State Mint

Autonomous Institution overview
- Formed: February 24, 1870 December 20, 1935
- Type: Autonomous Institution
- Jurisdiction: Romania
- Headquarters: București, Romania
- Autonomous Institution executive: Octavian Schen, General Director;
- Parent Autonomous Institution: National Bank of Romania
- Website: www.monetariastatului.ro

= Monetăria Statului =

The State Mint (Monetăria Statului) is the national mint of Romania. It has its headquarters in Bucharest and produces (mints) the coins in circulation in Romania, commemorative medals, and the civil and military orders (state decorations).

==History==
It was founded in 1870, three years after establishing the national monetary system of the leu, and since 1935 its headquarters are situated on the Filaret Hill (in Bucharest and named after a late 18th-century metropolitan of the region).

Since 1956, the State Mint is subordinated to the National Bank of Romania, and in 1990 it was reorganised as an Autonomous Institution (Regie Autonomă).

==Functioning and Governing Structures==
Although it is a state-owned company, the State Mint is financially independent and is not subsidized by the Romanian Government.
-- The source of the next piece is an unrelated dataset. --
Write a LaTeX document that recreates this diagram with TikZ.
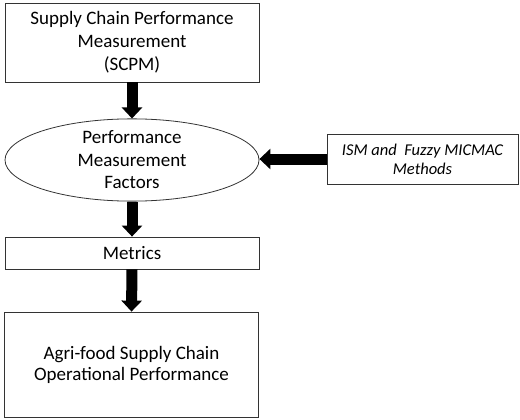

Monetăria Statului is headed by an Administrative Council, consisting of nine members, whose president is the General Director of the institution.

==Products==
Along with the national currency, the State Mint produces commemorative coins, medals, decorations, objects made of gold and silver, as well as numerous objects that can be made with the Mint's technology: tokens, badges, seals, engraved objects, etc.

In the last years, a significant part of the production (such as coins, medals, tokens or keychains) was sold to foreign customers from Great Britain, Germany, Netherlands, Israel, Sweden, Moldova, and Hong-Kong.

The quality system of the State Mint was reconfirmed in 2002 by the Comisia de Supraveghere, Acreditare şi Certificare a Ministerului Român de Interne, conform with the international standard SR EN ISO 9002.